We live in a social climate of contradictions. When you think of it, our basic needs are simple and few - a weatherproof shelter, heat, light, water; a chair, a table, a basin, a bed, a cooker, a cupboard.

Yet in our homes we negotiate our way round an obstacle course of surplus furniture, bursting wardrobes, crowded shelves and bulging cupboards.

Our gracious interiors are a riot of decorative and useless objects, our bedrooms a style-statement smother of quilts, cushions and throws.

The clever purveyors of all this stuff are careful to keep us perpetual victims of the ever-changing 'look'.

We rarely jettison anything worn out these days, merely outdated or 'tired of'.

Not in my case. I'm a pathological keeper. You never know when candlewick bedspreads might come back into fashion.

Lately there's been a proliferation of publications persuading us to live with less, introduce simplicity to our busy lives and have about us only the necessary and meaningful.

My friend has 'Marie Kondo'-ed her wardrobe, her underwear drawer and her airing cupboard into visions of symmetry and wonder. Even her socks are folded.

I'm still recovering from the embarrassment of a guest who mistook my hot-press door for the bathroom and disappeared under a tsunami of towels.

Said friend has lent me a book entitled The Gentle Art of Swedish Death Cleaning. What a cheerful title.

Its premise is that we, who have less time left than we've already lived, ought to make a radical edit of all our possessions NOW while we're able - to save our children the trouble of doing it when we're gone.

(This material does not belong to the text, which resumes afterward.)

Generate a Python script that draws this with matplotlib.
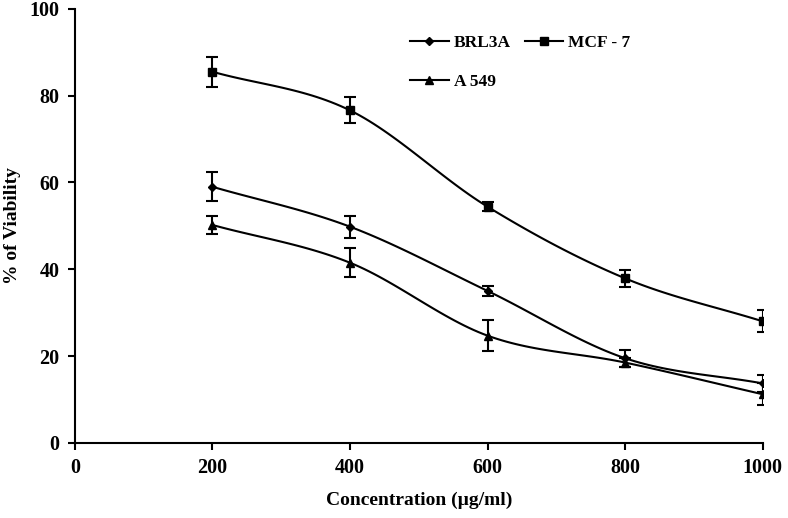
import numpy as np
import matplotlib
matplotlib.use("Agg")
import matplotlib.pyplot as plt

plt.rcParams['font.family'] = ['Liberation Serif', 'DejaVu Serif']
plt.rcParams['font.weight'] = 'bold'

conc = [200, 400, 600, 800, 1000]
brl3a = [59.0, 49.8, 35.0, 19.5, 13.7]
brl3a_err = [3.3, 2.5, 1.2, 2.0, 2.0]
mcf7 = [85.5, 76.6, 54.4, 37.9, 28.0]
mcf7_err = [3.4, 3.0, 1.0, 2.0, 2.5]
a549 = [50.2, 41.5, 24.7, 18.5, 11.2]
a549_err = [2.0, 3.3, 3.5, 1.0, 2.5]


def smooth(x, y, n=30):
    # catmull-rom, like excel's smoothed line
    x = np.asarray(x, float)
    y = np.asarray(y, float)
    px = np.concatenate([[2 * x[0] - x[1]], x, [2 * x[-1] - x[-2]]])
    py = np.concatenate([[2 * y[0] - y[1]], y, [2 * y[-1] - y[-2]]])
    xs, ys = [], []
    t = np.linspace(0, 1, n)
    for i in range(1, len(px) - 2):
        for p, out in ((px, xs), (py, ys)):
            p0, p1, p2, p3 = p[i - 1], p[i], p[i + 1], p[i + 2]
            out.extend(0.5 * (2 * p1 + (-p0 + p2) * t
                              + (2 * p0 - 5 * p1 + 4 * p2 - p3) * t ** 2
                              + (-p0 + 3 * p1 - 3 * p2 + p3) * t ** 3))
    return xs, ys


fig = plt.figure(figsize=(7.88, 5.18), dpi=100)
ax = fig.add_axes([0.095, 0.145, 0.873, 0.838])

series = [("BRL3A", brl3a, brl3a_err, "D", 4.5),
          ("A 549", a549, a549_err, "^", 5.5),
          ("MCF - 7", mcf7, mcf7_err, "s", 5.5)]
handles = []
for name, vals, err, mk, ms in series:
    sx, sy = smooth(conc, vals)
    ax.plot(sx, sy, color="black", lw=1.5)
    ax.errorbar(conc, vals, yerr=err, fmt="none", ecolor="black",
                elinewidth=1.5, capsize=4, capthick=1.5)
    ax.plot(conc, vals, ls="none", marker=mk, ms=ms, color="black")
    handles.append(ax.plot([], [], color="black", lw=1.5, marker=mk,
                           ms=ms, label=name)[0])

ax.set_xlim(0, 1000)
ax.set_ylim(0, 100)
ax.set_xticks(range(0, 1001, 200))
ax.set_yticks(range(0, 101, 20))
ax.spines['top'].set_visible(False)
ax.spines['right'].set_visible(False)
for s in ('left', 'bottom'):
    ax.spines[s].set_linewidth(1.5)
ax.tick_params(direction='out', width=1.5, length=5, labelsize=14.5, pad=6)
for lab in ax.get_xticklabels() + ax.get_yticklabels():
    lab.set_fontweight('bold')

ax.set_xlabel("Concentration (µg/ml)", fontsize=14, fontweight='bold', labelpad=10)
ax.set_ylabel("% of Viability", fontsize=14, fontweight='bold', labelpad=6)

ax.legend(handles=handles, ncol=2, frameon=False, loc='upper left',
          bbox_to_anchor=(0.465, 0.975), fontsize=12.5, handlelength=2.2,
          handletextpad=0.3, columnspacing=0.8, labelspacing=1.3)

fig.savefig("out.png", dpi=100)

Talk about 'Here's your hat and what's your hurry'... Having cleared the decks after my mother, mother-in-law and Auntie Mollie, the least I might expect is someone to do it for me.

Mind you, I don't envy them the task, since most of the aforementioned ladies' effects ended up in my house.

I come of a long line of hoarders. I'm heading for the roofspace now to gauge the scale of the endeavour. I may be some time...

I'm back. It's foundering up there and I can't get more than three feet in for stuff. It's not the THINGS - it's their associations with events and people and places.

My mother's 1930s' satin evening dress that she altered for me for my first grown-up dance, the trio of brass ducks that flew up Auntie Mollie's parlour wall, my childhood dolls' house; Daughter Dear's first babygro and shoes, the Loving Spouse's big sheepskin coat; my father's collection of John McCormack's songs on 78rpm crackle-and-hiss Parlophone discs; and 30 years of my writing for radio and this newspaper, every word by hand; and letters and photographs that catalogue lives and loves and friendships.

I haven't the heart to part with them. Just turning the page in my diary now, I notice the aphorism printed across the top.

"If not now - WHEN?" Well... not today.